With Eurozone governments spending huge amounts to fight the recession caused by Covid-19, the debt sustainability debate and how to manage it will only intensify in the coming months. Positive Money Europe’s new report, written by Sebastian Diessner, assesses the merits and drawbacks of different monetary finance proposals with the potential to revive the euro area economy.

Over the last few months, governments across the Eurozone have taken unprecedented measures to negate the worst effects of the post-coronavirus recession and to attempt to lay the groundwork for economic recovery. While the recently agreed EU Recovery Fund is a welcome contribution to this, the painful negotiations needed to approve it suggest fiscal policy alone will not be enough to revive the European economy. The monetary policies of the European Central Bank (ECB) – just as in the Eurozone crisis – will again need to step up to the plate.

Positive Money Europe’s new report, Mainstreaming monetary finance in the Covid-19 crisis, seeks to structure the debate on how the ECB should do this by ordering, categorising and assessing the monetary policy options it has at its disposal to tackle the upcoming recession.

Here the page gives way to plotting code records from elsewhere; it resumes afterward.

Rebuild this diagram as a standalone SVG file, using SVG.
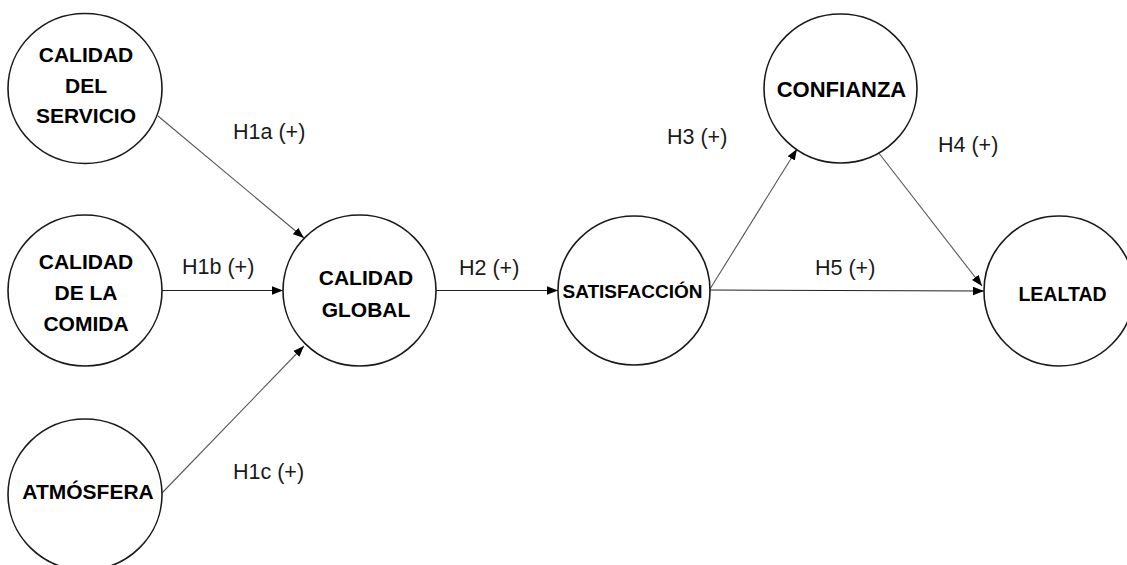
<svg xmlns="http://www.w3.org/2000/svg" width="1127" height="565" viewBox="0 0 1127 565">
<style>
.node ellipse{fill:#fff;stroke:#1a1a1a;stroke-width:1.6}
.nt{font-family:"Liberation Sans",Arial,sans-serif;font-weight:bold;font-size:21px;fill:#000;text-anchor:middle}
.lbl{font-family:"Liberation Sans",Arial,sans-serif;font-size:21.5px;fill:#1a1a1a}
.edge{stroke:#555;stroke-width:1.1;fill:none;marker-end:url(#arr)}
.edge.h{stroke:#222}
</style>
<defs>
<marker id="arr" markerUnits="userSpaceOnUse" markerWidth="12" markerHeight="10" viewBox="0 0 12 10" refX="11" refY="5" orient="auto">
<path d="M0,0.8 L11,5 L0,9.2 Z" fill="#000"/>
</marker>
</defs>
<rect width="1127" height="565" fill="#fff"/>
<g id="connectors">
<line class="edge" x1="158" y1="116" x2="304" y2="238"/>
<line class="edge h" x1="162" y1="290.5" x2="283" y2="290.5"/>
<line class="edge" x1="162" y1="493" x2="304" y2="346"/>
<line class="edge h" x1="436" y1="290.5" x2="558" y2="290.5"/>
<line class="edge" x1="710" y1="289" x2="797" y2="149"/>
<line class="edge" x1="878" y1="152" x2="982" y2="286"/>
<line class="edge h" x1="710" y1="290" x2="984" y2="291"/>
</g>
<g id="labels">
<text class="lbl" x="233" y="139">H1a (+)</text>
<text class="lbl" x="182" y="274">H1b (+)</text>
<text class="lbl" x="233" y="479">H1c (+)</text>
<text class="lbl" x="459" y="275">H2 (+)</text>
<text class="lbl" x="667" y="144">H3 (+)</text>
<text class="lbl" x="938" y="152">H4 (+)</text>
<text class="lbl" x="815" y="275">H5 (+)</text>
</g>
<g id="n-servicio" class="node">
<ellipse cx="85" cy="88.5" rx="77" ry="75"/>
<text class="nt" x="86" y="62">CALIDAD</text>
<text class="nt" x="86" y="93">DEL</text>
<text class="nt" x="86" y="123">SERVICIO</text>
</g>
<g id="n-comida" class="node">
<ellipse cx="85" cy="290.5" rx="77" ry="75.5"/>
<text class="nt" x="86" y="269">CALIDAD</text>
<text class="nt" x="86" y="300">DE LA</text>
<text class="nt" x="86" y="331">COMIDA</text>
</g>
<g id="n-atmosfera" class="node">
<ellipse cx="85" cy="494.5" rx="77" ry="75.5"/>
<text class="nt" x="88" y="499">ATMÓSFERA</text>
</g>
<g id="n-global" class="node">
<ellipse cx="359.5" cy="290.5" rx="76.5" ry="75.5"/>
<text class="nt" x="366" y="285">CALIDAD</text>
<text class="nt" x="366" y="317">GLOBAL</text>
</g>
<g id="n-satisfaccion" class="node">
<ellipse cx="634" cy="290.5" rx="76" ry="74.5"/>
<text class="nt" x="632.5" y="298" style="font-size:19px">SATISFACCIÓN</text>
</g>
<g id="n-confianza" class="node">
<ellipse cx="840.5" cy="88.5" rx="76.5" ry="74.5"/>
<text class="nt" x="841.5" y="97" style="font-size:22px">CONFIANZA</text>
</g>
<g id="n-lealtad" class="node">
<ellipse cx="1059" cy="291" rx="75" ry="75"/>
<text class="nt" x="1062.5" y="301" style="font-size:19.5px">LEALTAD</text>
</g>
</svg>
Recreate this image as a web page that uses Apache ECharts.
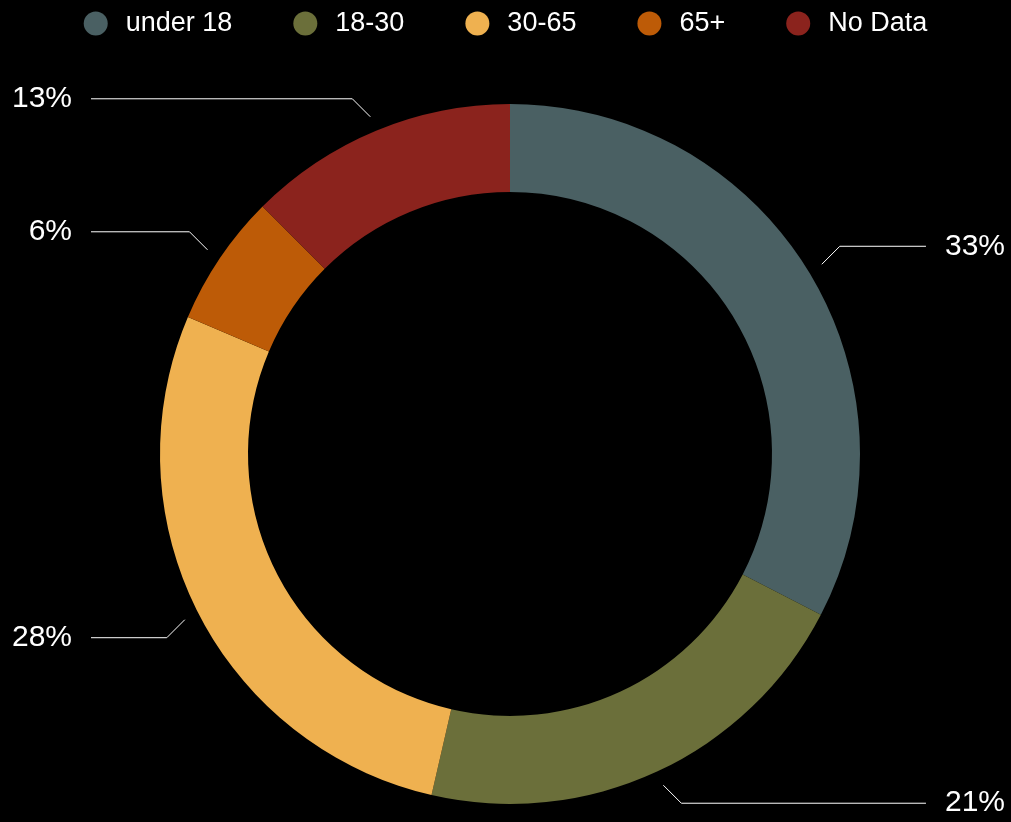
<!DOCTYPE html>
<html>
<head>
<meta charset="utf-8">
<script src="https://cdn.jsdelivr.net/npm/echarts@6/dist/echarts.min.js"></script>
<style>
html,body{margin:0;padding:0;background:#000;}
#chart{width:1011px;height:822px;}
</style>
</head>
<body>
<div id="chart"></div>
<script>
const categories = ['under 18', '18-30', '30-65', '65+', 'No Data'];
const values = [32.6, 21.0, 27.8, 6.1, 12.5];
const colors = ['#4a6063', '#6b6f3a', '#efb150', '#bd5b07', '#8b231d'];

const total = values.reduce((a, b) => a + b, 0);
const FONT = '"Liberation Sans", Arial, Helvetica, sans-serif';
const LABEL_SIZE = 30;

// measure label text so left labels end at a common right edge
const ctx = document.createElement('canvas').getContext('2d');
ctx.font = LABEL_SIZE + 'px ' + FONT;
const pctText = v => Math.round(v / total * 100) + '%';
const leftRightEdge = 72;
const rightEdgeDistance = 6;
const edgeFor = (i) => {
  // under 18 and 18-30 sit on the right side
  if (i < 2) return rightEdgeDistance;
  return leftRightEdge - ctx.measureText(pctText(values[i])).width;
};
const DIAG = 18; // 45-degree connector step

const chart = echarts.init(document.getElementById('chart'));
chart.setOption({
  backgroundColor: '#000',
  animation: false,
  color: colors,
  legend: {
    top: 5,
    left: 'center',
    icon: 'circle',
    itemWidth: 24,
    itemHeight: 24,
    itemGap: 61,
    textStyle: { color: '#fff', fontSize: 27, fontFamily: FONT, padding: [0, 0, 0, 13] },
    data: categories.map((c, i) => ({ name: c, itemStyle: { color: colors[i] } }))
  },
  series: [{
    // donut ring
    type: 'pie',
    center: [510, 454],
    radius: [262, 350],
    startAngle: 90,
    clockwise: true,
    data: categories.map((c, i) => ({ name: c, value: values[i] })),
    itemStyle: { borderWidth: 0 },
    label: { show: false },
    labelLine: { show: false },
    emphasis: { disabled: true }
  }, {
    // transparent thin ring carrying the percentage labels (leaves a gap before connectors)
    type: 'pie',
    center: [510, 454],
    radius: [364, 365],
    startAngle: 90,
    clockwise: true,
    silent: true,
    avoidLabelOverlap: true,
    data: categories.map((c, i) => ({
      name: c,
      value: values[i],
      label: { edgeDistance: edgeFor(i) }
    })),
    itemStyle: { color: 'rgba(0,0,0,0)', borderWidth: 0 },
    label: {
      show: true,
      position: 'outside',
      alignTo: 'edge',
      color: '#fff',
      fontSize: LABEL_SIZE,
      fontFamily: FONT,
      distanceToLabelLine: 19,
      formatter: p => pctText(p.value)
    },
    labelLine: {
      show: true,
      length: 24,
      length2: 20,
      lineStyle: { color: '#fff', width: 1 }
    },
    labelLayout: function (params) {
      const pts = params.labelLinePoints;
      if (!pts || pts.length < 3) return {};
      const p0 = pts[0], p1 = pts[1], p2 = pts[2];
      const sx = p1[0] >= p0[0] ? 1 : -1;
      const sy = p1[1] >= p0[1] ? 1 : -1;
      const b = [p0[0] + sx * DIAG, p0[1] + sy * DIAG];
      const r = params.labelRect;
      return {
        y: b[1] - r.height / 2,
        verticalAlign: 'top',
        labelLinePoints: [p0, b, [p2[0], b[1]]]
      };
    },
    emphasis: { disabled: true }
  }]
});
</script>
</body>
</html>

Monetary finance can negate the worst effects of the upcoming recession

The ECB has already demonstrated its ability to act quickly in response to the pandemic through the launch of its Pandemic Emergency Purchase Programme. But the bank must still do whatever it takes to avert another Eurozone crisis caused by Covid-19, and monetary finance has the potential to play a key role in this.

This potential has inspired a growing number of proposals on how to design monetary finance within Europe to negate the worst effects of the Covid-19 recession. Positive Money Europe contributed to this discussion in April 2020 by championing helicopter money in the form of direct cash transfers to euro area citizens – an idea that we have been advocating for since 2015.

However, many other monetary policy proposals are on the table – each with different positives, negatives and levels of political and legal feasibility. Report author Sebastian Diessner has provided a theoretical framework for the discussion on which could be implemented, as well as a clear systemisation of the existing proposals.

Stopping a deflationary spiral

The report shows how the ECB is currently trapped in a ‘trilemma’ – where the bank can only meet two of its three goals of achieving price stability, maintaining financial stability and minimising risks on its balance sheet. If a deflationary spiral occurs – which appears very likely in the wake of Covid-19 – monetary financing could resolve this trilemma by providing an extraordinary boost to previously sluggish or non-existent inflation.

Following on from this, the report’s annex details 13 monetary responses proposed by various academics to address the crisis, documenting the technical, legal, political and governmental aspects of each.

Looking beyond the specific challenge posed by the Covid-19 crisis, the report adds to the argument that revision of the EU’s Treaty framework appears increasingly necessary in order to resolve tensions between the legal basis of the European Monetary Union – and the economic reality in which it operates.

It is clear that monetisation is entering the mainstream, but the debate around it is still polarised. It must not be seen as either completely taboo or a panacea to Europe’s economic ailments. But it must be taken seriously by policymakers, especially if the European economy enters a deflationary spiral which fiscal efforts cannot counter.